The fine art of science

Classical vocalist Subhendu Ghosh, who performs this evening, is researching the biology of emotions and aesthetics

February 07, 2014 05:32 pm | Updated May 18, 2016 06:44 am IST

Subhendu Ghosh

Subhendu Ghosh

“I am a performer and a scientist. I am trained in the Rampur gharana (of Hindustani music), but my field is neurobiology,” says vocalist Subhendu Ghosh. A disciple of Ustad Hafeez Ahmed Khan and Pandit Ramesh Nadkarni, the Delhi University professor says he found it increasingly difficult to maintain the two identities of scientist and musician. After all, if one is perceived as the dry man of facts, the other swims in universe of emotions that is raga music. But of late he has found a happy coalescence of the two.

Ghosh, who performs under the banner of his organisation Pratidhwani this Saturday evening in New Delhi, says, “What I am working on now is the biology of emotions and aesthetics” he explains that this research comes under a subject called social neuroscience. “Scientists feel that natural science has no social basis,” says the multifaceted professor, who also acts, directs and composes music for stage productions. His contention, among others, is that the way Indian people perceive and cognise or learn, is significantly different from the way people from other cultures do. A professor in DU’s Department of Biophysics, South Campus, he is engaged in researching “how we learn patterns, for example, musical/ auditory patterns, ragas, rhythms.”

His work spans numerous disciplines such as neuro-physiology, physics, computer science and psychology. In India we are too prone to compartmentalising science and arts, he states, and the reason we are practicing “mediocre science” is, “The way we are taught is very Western. We have simply copied the British. We have ignored cognitive science.”

But what does all this have to do with performance arts, after all? “As an artist I always want to relate to people,” says Ghosh. While still a student of Jawaharlal Nehru University, he states, he had formed Pratidhwani with like-minded friends. The organisation offers a spectrum of folk and popular programmes to reach out to the public at large. In the long term, says Ghosh, “Scientific rationality and cultural aesthetics and social relevance — these we are trying to build in a complex chemistry.”

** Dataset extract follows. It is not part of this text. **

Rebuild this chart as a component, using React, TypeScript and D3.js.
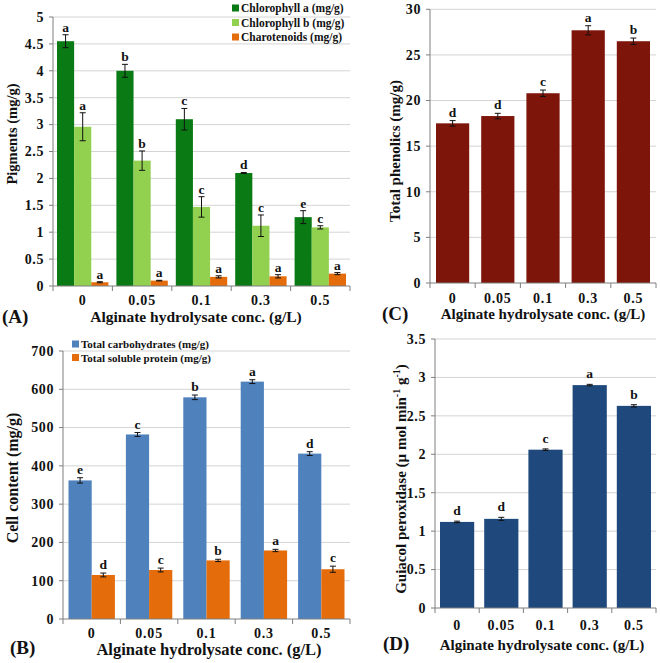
import React from "react";
import * as d3 from "d3";

const concs = ["0", "0.05", "0.1", "0.3", "0.5"];

// Panel A
const chlA = [4.55, 4.0, 3.1, 2.1, 1.28];
const chlAErr = [0.12, 0.12, 0.2, 0.01, 0.12];
const chlALet = ["a", "b", "c", "d", "e"];
const chlB = [2.96, 2.33, 1.47, 1.12, 1.09];
const chlBErr = [0.26, 0.18, 0.19, 0.2, 0.03];
const chlBLet = ["a", "b", "c", "c", "c"];
const car = [0.07, 0.1, 0.17, 0.18, 0.23];
const carErr = [0.01, 0.006, 0.02, 0.03, 0.02];
const carLet = ["a", "a", "a", "a", "a"];

// Panel B
const carb = [362, 482, 579, 620, 432];
const carbErr = [7, 5, 6, 5, 5];
const carbLet = ["e", "c", "b", "a", "d"];
const prot = [115, 128, 153, 179, 130];
const protErr = [5, 5, 3, 3, 8];
const protLet = ["d", "c", "b", "a", "c"];

// Panel C
const phen = [17.5, 18.3, 20.8, 27.7, 26.5];
const phenErr = [0.3, 0.3, 0.35, 0.5, 0.35];
const phenLet = ["d", "d", "c", "a", "b"];

// Panel D
const gpx = [1.12, 1.16, 2.06, 2.9, 2.63];
const gpxErr = [0.01, 0.02, 0.01, 0.01, 0.015];
const gpxLet = ["d", "d", "c", "a", "b"];

const FONT = "Liberation Serif, Times New Roman, DejaVu Serif, serif";

type Series = { name?: string; values: number[]; errs: number[]; letters: string[]; color: string };

type PanelProps = {
  x0: number; x1: number; yTop: number; yBot: number;
  yMax: number; yStep: number; pad: number; letGap: number;
  series: Series[];
  xLabelY: number;
  yLabel: React.ReactNode; yLabelX: number; yLabelY: number; yLabelSize: number;
  title: string; titleX: number; titleY: number; titleSize: number;
  tag: string; tagX: number; tagY: number;
  legend?: { x: number; y: number; dy: number; size: number };
};

function Panel(p: PanelProps) {
  const y = d3.scaleLinear().domain([0, p.yMax]).range([p.yBot, p.yTop]);
  const xb = d3.scaleBand<string>().domain(concs).range([p.x0, p.x1]).padding(0);
  const inner = d3
    .scaleBand<number>()
    .domain(p.series.map((_, i) => i))
    .range([p.pad, xb.bandwidth() - p.pad])
    .padding(0);
  const ticks = d3.range(0, p.yMax + p.yStep / 2, p.yStep);
  const fmt = (v: number) => d3.format("~g")(+v.toFixed(3));
  return (
    <g style={{ fontFamily: FONT, fontWeight: "bold" }}>
      {ticks.map((t) =>
        t > 0 ? (
          <line key={"g" + t} x1={p.x0} x2={p.x1} y1={y(t)} y2={y(t)} stroke="#d4d4d4" strokeWidth={1} />
        ) : null
      )}
      {p.series.map((s, si) =>
        concs.map((c, ci) => {
          const bx = (xb(c) as number) + (inner(si) as number);
          const bw = inner.bandwidth();
          const v = s.values[ci];
          const e = s.errs[ci];
          const cx = bx + bw / 2;
          return (
            <g key={si + "-" + ci}>
              <rect x={bx} y={y(v)} width={bw} height={y(0) - y(v)} fill={s.color} />
              <line x1={cx} x2={cx} y1={y(v + e)} y2={y(v - e)} stroke="#111" strokeWidth={1} />
              <line x1={cx - 3} x2={cx + 3} y1={y(v + e)} y2={y(v + e)} stroke="#111" strokeWidth={1} />
              <line x1={cx - 3} x2={cx + 3} y1={y(v - e)} y2={y(v - e)} stroke="#111" strokeWidth={1} />
              <text x={cx} y={y(v + e) - p.letGap} textAnchor="middle" fontSize={13.5} fill="#111">
                {s.letters[ci]}
              </text>
            </g>
          );
        })
      )}
      <line x1={p.x0} x2={p.x0} y1={p.yTop} y2={p.yBot} stroke="#7f7f7f" />
      <line x1={p.x0} x2={p.x1} y1={p.yBot} y2={p.yBot} stroke="#7f7f7f" />
      {ticks.map((t) => (
        <g key={"t" + t}>
          <line x1={p.x0 - 4} x2={p.x0} y1={y(t)} y2={y(t)} stroke="#7f7f7f" />
          <text x={p.x0 - 9} y={y(t) + 4.8} textAnchor="end" fontSize={14} letterSpacing={0.6} fill="#111">
            {fmt(t)}
          </text>
        </g>
      ))}
      {concs.map((c, i) => (
        <line key={"xt" + i} x1={xb(c) as number} x2={xb(c) as number} y1={p.yBot} y2={p.yBot + 5} stroke="#7f7f7f" />
      ))}
      <line x1={p.x1} x2={p.x1} y1={p.yBot} y2={p.yBot + 5} stroke="#7f7f7f" />
      {concs.map((c) => (
        <text key={"xl" + c} x={(xb(c) as number) + xb.bandwidth() / 2} y={p.xLabelY} textAnchor="middle" fontSize={14} letterSpacing={0.8} fill="#111">
          {c}
        </text>
      ))}
      <text
        transform={`translate(${p.yLabelX},${p.yLabelY}) rotate(-90)`}
        textAnchor="middle"
        dominantBaseline="central"
        fontSize={p.yLabelSize}
        fill="#111"
      >
        {p.yLabel}
      </text>
      <text x={p.titleX} y={p.titleY} textAnchor="middle" fontSize={p.titleSize} fill="#111">
        {p.title}
      </text>
      <text x={p.tagX} y={p.tagY} fontSize={19} fill="#111">
        {p.tag}
      </text>
      {p.legend &&
        p.series.map((s, i) => (
          <g key={"lg" + i}>
            <rect x={p.legend!.x} y={p.legend!.y + i * p.legend!.dy - 3.5} width={7} height={7} fill={s.color} />
            <text x={p.legend!.x + 9} y={p.legend!.y + i * p.legend!.dy + 4} fontSize={p.legend!.size} fill="#111">
              {s.name}
            </text>
          </g>
        ))}
    </g>
  );
}

export default function App() {
  const title = "Alginate hydrolysate conc. (g/L)";
  return (
    <svg width={660} height={663} style={{ position: "absolute", left: 0, top: 0, background: "#fff" }}>
      <rect width={660} height={663} fill="#fff" />
      <Panel
        x0={53} x1={350} yTop={17} yBot={286} yMax={5} yStep={0.5} pad={4} letGap={3}
        series={[
          { name: "Chlorophyll a (mg/g)", values: chlA, errs: chlAErr, letters: chlALet, color: "#0a7a14" },
          { name: "Chlorophyll b (mg/g)", values: chlB, errs: chlBErr, letters: chlBLet, color: "#92d050" },
          { name: "Charotenoids (mg/g)", values: car, errs: carErr, letters: carLet, color: "#e46c0a" },
        ]}
        xLabelY={305}
        yLabel="Pigments (mg/g)" yLabelX={12} yLabelY={134} yLabelSize={14.5}
        title={title} titleX={196} titleY={322} titleSize={15.5}
        tag="(A)" tagX={2} tagY={323}
        legend={{ x: 232, y: 8, dy: 14.5, size: 11.5 }}
      />
      <Panel
        x0={430} x1={656} yTop={9.3} yBot={283} yMax={30} yStep={5} pad={6} letGap={4}
        series={[{ values: phen, errs: phenErr, letters: phenLet, color: "#7d150a" }]}
        xLabelY={303}
        yLabel="Total phenolics (mg/g)" yLabelX={395} yLabelY={151} yLabelSize={15}
        title={title} titleX={543} titleY={319} titleSize={15}
        tag="(C)" tagX={382} tagY={320}
      />
      <Panel
        x0={63} x1={350} yTop={351} yBot={619} yMax={700} yStep={100} pad={5.5} letGap={4}
        series={[
          { name: "Total carbohydrates (mg/g)", values: carb, errs: carbErr, letters: carbLet, color: "#4f81bd" },
          { name: "Total soluble protein (mg/g)", values: prot, errs: protErr, letters: protLet, color: "#e46c0a" },
        ]}
        xLabelY={638}
        yLabel="Cell content (mg/g)" yLabelX={12} yLabelY={478} yLabelSize={16}
        title={title} titleX={209} titleY={655} titleSize={16.5}
        tag="(B)" tagX={10} tagY={654}
        legend={{ x: 72, y: 344, dy: 13.5, size: 11 }}
      />
      <Panel
        x0={435} x1={656} yTop={339} yBot={608} yMax={3.5} yStep={0.5} pad={5} letGap={6}
        series={[{ values: gpx, errs: gpxErr, letters: gpxLet, color: "#1f497d" }]}
        xLabelY={630}
        yLabel={
          <>
            Guiacol peroxidase (µ mol min
            <tspan dy={-5} fontSize={10}>-1</tspan>
            <tspan dy={5}> g</tspan>
            <tspan dy={-5} fontSize={10}>-1</tspan>
            <tspan dy={5}>)</tspan>
          </>
        }
        yLabelX={401} yLabelY={479} yLabelSize={15}
        title={title} titleX={542} titleY={650} titleSize={15}
        tag="(D)" tagX={383} tagY={650}
      />
    </svg>
  );
}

Also performing this evening will be young sarod exponent Susmit Sil. Though Susmit inherited a tradition of tabla playing, he gravitated towards string instruments. He has trained in the sarod under Pandit Biswajit Roy Chowdhury, a disciple of Ustad Amjad Ali Khan and Pandit Mallikarjun Mansur. He has also learnt from Pramod Shankar, a disciple of Ustad Hafiz Ali Khan and Ustad Amjad Ali Khan. Susmit is now receiving advanced training from Sunil Mukherjee.

Pratidhwani presents a sarod recital by Susmit Sil and Hindustani vocal by Subhendu Ghosh, February 8, Triveni Kala Sangam, Tanssen Marg, Mandi House, New Delhi, 5.30 p.m.